GM-UzbekistanUzbekistan managed to significantly expand its vehicle exports last year, the country’s Ministry of Economy has confirmed, with deliveries to Middle East and Africa markets including the United Arab Emirates (UAE), Lebanon, Jordan, Iraq, Ghana, Senegal, Somalia and Nigeria.

The growth in exports was wholly accounted for by GM-Uzbekistan, the joint venture between state-owned OJSC UzAvtosanoat (which holds a 75% stake) and GM and the only company with a production facility for light passenger vehicles in the country.

Over the past few years, Uzbekistan has been drawing up an export strategy that includes automotive. The target for 2017 is to deliver goods worth $10.8 billion to foreign markets and the government has taken steps to encourage GM-Uzbekistan and its suppliers to export in support of this.

In 2016, tier one suppliers based in the country started exporting powertrains and engine components to the UK, brake disks to Latvia and oscillators to Korea, according to the Ministry of Economy.

In addition, GM-Uzbekistan began exporting the Ravon model to Russia last year – though this was not without controversy as certain volumes were reportedly involved in a shadowy re-export scheme that led to the arrest of several executives.

In general, however, Ravon sales did well in Russia last year. The Ravon R2 was the most popular small engine capacity vehicle in November and December, according to Russia’s Autostat consulting agency. And last week (February 8th) Russian media outlet, Life Auto, reported that the success of Ravon in Russia had led Uzbekistan into talks with Russia over the possible launch of an assembly line for GM-Uzbekistan cars there.

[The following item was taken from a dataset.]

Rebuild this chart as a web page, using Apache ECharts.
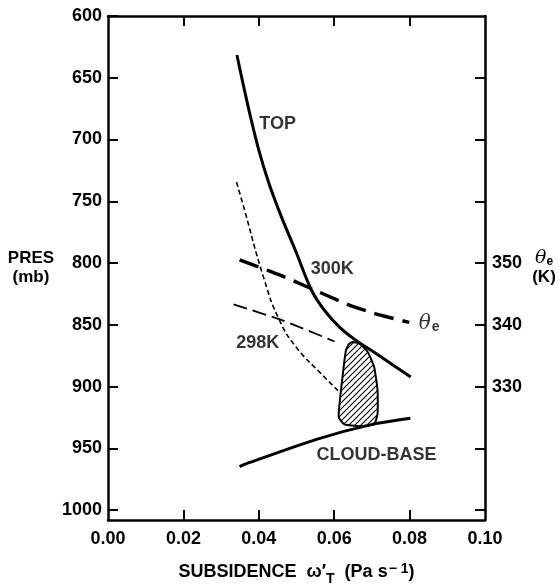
<!DOCTYPE html>
<html>
<head>
    <meta charset="utf-8">
    <title>Subsidence vs pressure</title>
    <script src="https://cdn.jsdelivr.net/npm/echarts@6.0.0/dist/echarts.min.js"></script>
    <style>
        html, body {
            margin: 0;
            padding: 0;
            background-color: #fff;
        }
        #chart {
            width: 559px;
            height: 584px;
        }
    </style>
</head>
<body>
    <div id="chart"></div>
    <script>
        // axis ticks
        const xTickLabels = [0, 0.02, 0.04, 0.06, 0.08, 0.1];
        const xTickMarks = [0.02, 0.04, 0.06, 0.08];
        const presTicks = [600, 650, 700, 750, 800, 850, 900, 950, 1000];
        const thetaTicks = [310, 320, 330, 340, 350, 360, 370, 380];
        const thetaLabels = [330, 340, 350];

        // TOP curve (subsidence, pressure mb)
        const topX = [0.0342, 0.0358, 0.0378, 0.0400, 0.0427, 0.0460, 0.0497, 0.0540, 0.0574, 0.0614, 0.0658, 0.0711, 0.0803];
        const topP = [631.6, 654.5, 681.6, 708.6, 735.6, 762.6, 789.6, 822.0, 838.2, 851.8, 862.6, 873.3, 892.3];

        // theta-e curve (subsidence, K on right axis)
        const thetaX = [0.0349, 0.045, 0.0534, 0.064, 0.072, 0.0799];
        const thetaK = [350.5, 348.2, 346.0, 343.2, 341.6, 340.4];

        // thin dashed curve
        const thinX = [0.0341, 0.0357, 0.0415, 0.0455, 0.0499, 0.0565, 0.0614];
        const thinP = [734.5, 751.5, 813.9, 846.4, 868.0, 889.5, 904.4];

        // medium dashed curve
        const midX = [0.0333, 0.0463, 0.0601];
        const midP = [833.4, 846.4, 863.5];

        // CLOUD-BASE curve
        const baseX = [0.0349, 0.0376, 0.0553, 0.0701, 0.0802];
        const baseP = [964.7, 961.4, 942.7, 930.6, 925.7];

        // hatched region outline
        const hatchX = [0.0649, 0.0667, 0.0689, 0.0706, 0.0715, 0.0715, 0.0706, 0.0667, 0.0627, 0.0612, 0.0616, 0.0624, 0.0631, 0.064];
        const hatchP = [863.9, 865.2, 872.0, 884.2, 903.1, 922.0, 930.6, 932.0, 930.6, 924.7, 908.5, 886.9, 870.7, 865.2];

        // text labels inside the plot
        const labelText = ['TOP', '300K', '298K', '{th|θ}{sub|e}', 'CLOUD-BASE'];
        const labelX = [0.045, 0.0595, 0.0397, 0.0852, 0.0712];
        const labelP = [687.5, 805, 865, 848.8, 955.8];

        const font = '"Liberation Sans", Arial, sans-serif';
        const zip = (a, b) => a.map((v, i) => [v, b[i]]);

        // diagonal hatch pattern
        const pat = document.createElement('canvas');
        pat.width = 6;
        pat.height = 6;
        const pc = pat.getContext('2d');
        pc.strokeStyle = '#000';
        pc.lineWidth = 1.1;
        pc.beginPath();
        pc.moveTo(0, 6); pc.lineTo(6, 0);
        pc.moveTo(-1, 1); pc.lineTo(1, -1);
        pc.moveTo(5, 7); pc.lineTo(7, 5);
        pc.stroke();

        const axisLine = { show: true, onZero: false, lineStyle: { color: '#000', width: 2.5 } };
        const tickStyle = { color: '#000', width: 2 };
        const tickText = { color: '#000', fontSize: 18, fontFamily: font, fontWeight: 'bold' };

        const chart = echarts.init(document.getElementById('chart'));
        const option = {
            backgroundColor: '#fff',
            animation: false,
            grid: { left: 108, right: 74, top: 16, bottom: 64, containLabel: false, outerBoundsMode: 'none' },
            xAxis: [
                {
                    type: 'value',
                    position: 'bottom',
                    min: 0,
                    max: 0.1,
                    interval: 0.02,
                    axisLine: axisLine,
                    axisTick: { show: true, inside: true, length: 10, lineStyle: tickStyle, customValues: xTickMarks },
                    axisLabel: Object.assign({}, tickText, {
                        margin: 10,
                        customValues: xTickLabels,
                        formatter: v => v.toFixed(2)
                    }),
                    splitLine: { show: false },
                    name: '{a|SUBSIDENCE  ω\u2032}{sub|T}{a|  (Pa s}{sup|\u2212 1}{a|)}',
                    nameLocation: 'middle',
                    nameGap: 39,
                    nameTextStyle: {
                        color: '#000',
                        rich: {
                            a: { fontSize: 18, fontFamily: font, fontWeight: 'bold', color: '#000' },
                            sub: { fontSize: 14, fontFamily: font, fontWeight: 'bold', color: '#000', padding: [13, 0, 0, 0] },
                            sup: { fontSize: 14, fontFamily: font, fontWeight: 'bold', color: '#000', padding: [0, 0, 7, 1] }
                        }
                    }
                },
                {
                    type: 'value',
                    position: 'top',
                    min: 0,
                    max: 0.1,
                    interval: 0.02,
                    axisLine: axisLine,
                    axisTick: { show: true, inside: true, length: 10, lineStyle: tickStyle, customValues: xTickMarks },
                    axisLabel: { show: false },
                    splitLine: { show: false }
                }
            ],
            yAxis: [
                {
                    type: 'value',
                    position: 'left',
                    inverse: true,
                    min: 600,
                    max: 1008,
                    interval: 50,
                    axisLine: axisLine,
                    axisTick: { show: true, inside: true, length: 10, lineStyle: tickStyle, customValues: presTicks },
                    axisLabel: Object.assign({}, tickText, { margin: 6, customValues: presTicks, formatter: v => String(v) }),
                    splitLine: { show: false },
                    name: 'PRES\n(mb)',
                    nameLocation: 'middle',
                    nameRotate: 0,
                    nameGap: 77,
                    nameTextStyle: { color: '#000', fontSize: 17, fontFamily: font, fontWeight: 'bold', align: 'center', verticalAlign: 'middle', lineHeight: 19 }
                },
                {
                    type: 'value',
                    position: 'right',
                    min: 308.4,
                    max: 390,
                    interval: 10,
                    axisLine: axisLine,
                    axisTick: { show: true, inside: true, length: 10, lineStyle: tickStyle, customValues: thetaTicks },
                    axisLabel: Object.assign({}, tickText, { margin: 7, customValues: thetaLabels }),
                    splitLine: { show: false },
                    name: '{th|θ}{sub|e}\n{k|(K)}',
                    nameLocation: 'middle',
                    nameRotate: 0,
                    nameGap: 59,
                    nameTextStyle: {
                        align: 'center',
                        verticalAlign: 'middle',
                        rich: {
                            th: { fontSize: 19, fontFamily: '"DejaVu Serif", serif', fontStyle: 'italic', color: '#000', lineHeight: 19 },
                            sub: { fontSize: 12, fontFamily: font, fontWeight: 'bold', color: '#000', padding: [7, 0, 0, 0], lineHeight: 19 },
                            k: { fontSize: 17, fontFamily: font, fontWeight: 'bold', color: '#000', lineHeight: 19 }
                        }
                    }
                }
            ],
            series: [
                {
                    name: 'TOP',
                    type: 'line',
                    data: zip(topX, topP),
                    smooth: 0.35,
                    showSymbol: false,
                    lineStyle: { color: '#000', width: 3 }
                },
                {
                    name: 'theta-e',
                    type: 'line',
                    yAxisIndex: 1,
                    data: zip(thetaX, thetaK),
                    smooth: 0.2,
                    showSymbol: false,
                    lineStyle: { color: '#000', width: 3.5, type: [20, 9] }
                },
                {
                    name: 'thin',
                    type: 'line',
                    data: zip(thinX, thinP),
                    smooth: 0.5,
                    showSymbol: false,
                    lineStyle: { color: '#000', width: 1.6, type: [5, 3] }
                },
                {
                    name: 'mid',
                    type: 'line',
                    data: zip(midX, midP),
                    smooth: 0.2,
                    showSymbol: false,
                    lineStyle: { color: '#000', width: 1.8, type: [14, 6] }
                },
                {
                    name: 'CLOUD-BASE',
                    type: 'line',
                    data: zip(baseX, baseP),
                    smooth: 0.2,
                    showSymbol: false,
                    lineStyle: { color: '#000', width: 3 }
                },
                {
                    name: 'hatch',
                    type: 'custom',
                    data: [[hatchX[0], hatchP[0]]],
                    renderItem: function (params, api) {
                        const pts = hatchX.map((x, i) => api.coord([x, hatchP[i]]));
                        return {
                            type: 'polygon',
                            shape: { points: pts, smooth: 0.15 },
                            style: { fill: { image: pat, repeat: 'repeat' }, stroke: '#000', lineWidth: 2 }
                        };
                    }
                },
                {
                    name: 'labels',
                    type: 'scatter',
                    symbolSize: 1,
                    itemStyle: { color: 'rgba(0,0,0,0)' },
                    data: labelText.map((t, i) => ({ name: t, value: [labelX[i], labelP[i]] })),
                    label: {
                        show: true,
                        position: 'inside',
                        formatter: p => p.name,
                        color: '#000',
                        fontSize: 18,
                        fontFamily: font,
                        fontWeight: 'bold',
                        rich: {
                            th: { fontSize: 20, fontFamily: '"DejaVu Serif", serif', fontStyle: 'italic', fontWeight: 'normal', color: '#000' },
                            sub: { fontSize: 14, fontFamily: font, fontWeight: 'bold', color: '#000', padding: [8, 0, 0, 1] }
                        }
                    }
                }
            ]
        };
        chart.setOption(option);
    </script>
</body>
</html>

According to an unnamed source, GM-Uzbekistan is considering assembly at the Derways plant in Cherkessk, in the south-west of the country on the northern Caucasus, with output most likely from complete knockdown (CKD) kits. If so, GM-Uzbekistan could exploit the terms of the industrial assembly agreement Derways has in place until 2018. That includes the ability to import automotive components with customs duties of 0-5%, instead of 25-30% as standard.

A key advantage of production there from a logistics perspective would be that automotive kits and components could be shipped via the Caspian Sea, avoiding the need for long journeys overland via Kazakhstan.

For GM, launching production in Russia would be a way of getting mainstream Chevrolet models back into the country, too. Automotive Logistics understands that the Chevy Cobalt would be rebranded the Ravon R4, the Spark rebranded the Ravon R2, and the Aveo rebranded as the Ravon R3; while the Nexia and the Lacetti hatchbacks would appear as the Ravon Gentra. The cars would be sold as Chevrolets in Uzbekistan and exported under the Ravon brand.

While low volume models continue to be imported, mainstream production ended when GM shut down the St Petersburg plant back in 2015.

There are still some issues to resolve, however. One is that Uzbekistan has asked for some delay in the payment of the utilisation fee applied to finished vehicles moving into Russia. Every foreign import is currently subject to an up-front fee equating to 5% of the sale price to cover the cost of recycling under this scheme.

This issue could be up for discussion at the next session of the intergovernmental commission on economic cooperation between Russia and Uzbekistan, however, according to the source quoted in Life Auto.